It is worth reading Ed Balls’ speech on the economy yesterday in full because it gives a different flavour from that which ended up on the media last night – a good example of how the interaction of spin and journalistic obsession leads to the public being misinformed about what is really going on.
The focus of attention was on the announcement that labour would remove winter fuel payments from the wealthiest 5% of pensioners. Of course there is an argument to be had about universalism, but this proposal seemed more like a political than an economic judgement. Elsewhere in the speech, there were proposals that were more clearly based on the economics, and that deserves more attention than it is getting.
Balls explains how damaging the Government’s austerity programme has been to growth, how damaging the lack of growth has been to tax revenues, and how damaging the collapse in tax revenues has been to the deficit-reduction plan. He argues that George Osborne’s doctrine of ‘expansionary fiscal contraction’ – that the faster you cut public spending, the greater the boost to private investment and growth – is intellectually bankrupt, with even the IMF now saying that the plans are ‘a drag on growth’. And he also criticises the fixation with ‘trickle-down economics’ – the belief that letting the rich get richer and cutting taxes for the highest earners will lead to more investment and growth, with wage rises trickling down for everyone else – which has been further discredited.
For housing people it is important to note that Balls fully accepts the argument in favour of a major boost to investment even if this involves additional borrowing initially. He says it is ‘consistent with medium-term fiscal consolidation for the Government to act to boost capital spending over the next two years – financed by a temporary rise in borrowing as Labour has also urged – to build our way to a stronger recovery.’
He makes a case that will be very familiar to Red Brick readers: ‘With thousands of construction workers out of work and interest rates at record lows, there is a growing consensus that investing now in improving our infrastructure, particularly housing, would give an immediate boost to the economy, encourage more private sector investment, and give us a long-term return as we strengthen our economy for the future….. If the entire infrastructure boost recommended by the IMF was spent on housing over the next two years, we calculate that it would allow the building of around 400,000 affordable homes across the country, and support over 600,000 new jobs in construction,…… helping people aspiring to buy their own home, reducing waiting lists, and easing upward pressure on rents and housing benefit bills.’ I hear the sound of music.
Trailing another speech later this week to be given by Ed Miliband, Balls had some interesting things to say about benefits.

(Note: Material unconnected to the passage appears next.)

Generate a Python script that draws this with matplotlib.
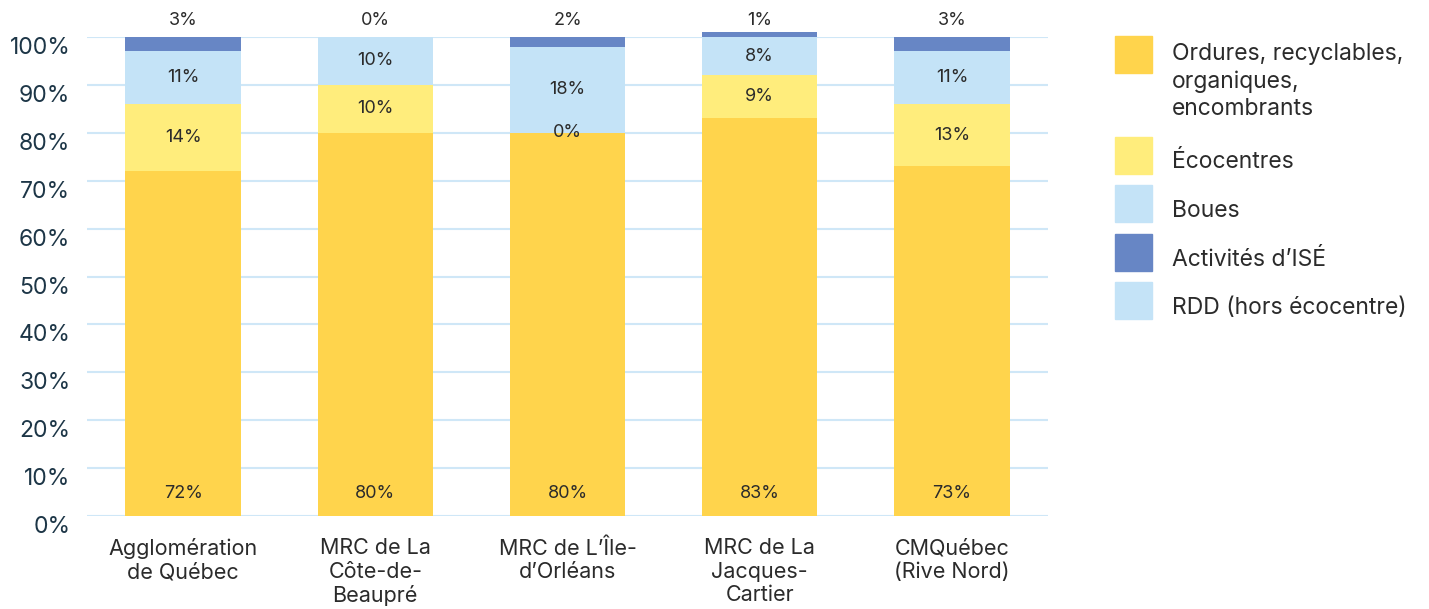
import matplotlib.pyplot as plt
import matplotlib.patches as mpatches
import numpy as np

plt.rcParams["font.family"] = ["Inter", "DejaVu Sans"]

CATEGORIES = ["Agglomération\nde Québec", "MRC de La\nCôte-de-\nBeaupré", "MRC de L\u2019Île-\nd\u2019Orléans",
              "MRC de La\nJacques-\nCartier", "CMQuébec\n(Rive Nord)"]

SERIES = ["Ordures, recyclables,\norganiques,\nencombrants", "Écocentres", "Boues",
          "Activités d\u2019ISÉ", "RDD (hors écocentre)"]
ORDURES = [72, 80, 80, 83, 73]
ECOCENTRES = [14, 10, 0, 9, 13]
BOUES = [11, 10, 18, 8, 11]
ISE = [3, 0, 2, 1, 3]
RDD = [0, 0, 0, 0, 0]
COLORS = ["#FFD44C", "#FFED7C", "#C4E3F7", "#6786C5", "#C4E3F7"]

TEXT = "#2b2b2b"
TICK = "#1d3647"
GRID = "#CFE7F7"

fig = plt.figure(figsize=(14.29, 6.09), dpi=100)
ax = fig.add_axes([87 / 1429, 1 - 516 / 609, 961 / 1429, 479 / 609])

x = np.arange(len(CATEGORIES))
width = 0.6
bottom = np.zeros(len(CATEGORIES))
data = [ORDURES, ECOCENTRES, BOUES, ISE, RDD]
for i, (vals, color) in enumerate(zip(data, COLORS)):
    vals = np.array(vals, dtype=float)
    ax.bar(x, vals, width, bottom=bottom, color=color, clip_on=False, zorder=2)
    for xi, b, v in zip(x, bottom, vals):
        if i == 0:
            ax.text(xi, 4.6, f"{v:.0f}%", ha="center", va="center", fontsize=13, color=TEXT, zorder=3)
        elif i in (1, 2):
            ax.text(xi, b + v / 2, f"{v:.0f}%", ha="center", va="center", fontsize=13, color=TEXT, zorder=3)
        elif i == 3:
            ax.text(xi, 103.4, f"{v:.0f}%", ha="center", va="center", fontsize=13, color=TEXT,
                    zorder=3, clip_on=False)
    bottom += vals

ax.set_xlim(-0.5, len(CATEGORIES) - 0.5)
ax.set_ylim(0, 100)
ax.set_yticks(np.arange(0, 101, 10))
ax.set_yticklabels([f"{v}%" for v in range(0, 101, 10)], fontsize=16.5, color=TICK)
for lbl in ax.get_yticklabels():
    lbl.set_va("top")
ax.set_xticks(x)
ax.set_xticklabels(CATEGORIES, fontsize=15.5, color=TEXT, linespacing=1.22)
ax.tick_params(axis="both", length=0)
ax.tick_params(axis="y", pad=12)
ax.tick_params(axis="x", pad=16)
ax.yaxis.grid(True, color=GRID, linewidth=1.5, zorder=0)
ax.set_axisbelow(True)
for s in ax.spines.values():
    s.set_visible(False)

# legend drawn in figure pixel coordinates
lax = fig.add_axes([0, 0, 1, 1])
lax.set_xlim(0, 1429)
lax.set_ylim(609, 0)
lax.axis("off")
top = 36
for name, color in zip(SERIES, COLORS):
    lax.add_patch(mpatches.Rectangle((1115, top), 37, 37, color=color))
    nlines = name.count("\n") + 1
    if nlines > 1:
        lax.text(1172, top + 7, name, ha="left", va="top",
                 fontsize=16.5, color=TEXT, linespacing=1.3)
    else:
        lax.text(1172, top + 32, name, ha="left", va="baseline", fontsize=16.5, color=TEXT)
    top += 48.5 + (nlines - 1) * 26

fig.savefig("out.png", dpi=100, facecolor="white")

Specifically on housing benefit, he said ‘Labour will…. place a ‘fair cap’ on household benefits, not one that costs more than it saves, …. which takes account of housing costs in different parts of the country – with an independent body, like the Low Pay Commission, advising on whether the cap should be higher in high-cost housing areas like London, but potentially lower in other parts of the country’. He also talked about ‘housing benefit reform which tackles high rents and addresses the shortage of affordable housing’, which reflects Labour’s growing interest in the case for switching spending from housing benefit to housing investment subsidies.
We will need to see where Ed Miliband takes these arguments later in the week, but at least it seems that behind the headlines there is some serious thinking taking place. The biggest fear remains political: will the Government be able to focus all of the attention on Labour’s commitment to borrow more, even though this is economically the right thing to do, or can Labour transform this into a debate about an alternative strategy for growth?
Ed Balls’ speech is a comprehensive statement of his position and hints at a lot of new policy directions behind its tough exterior.
But Labour continues to swim against a tide of media opinion about benefits and ‘strivers versus shirkers’, and dealing with that will require bravery and some clever politics. Ed Miliband is next on to the stage.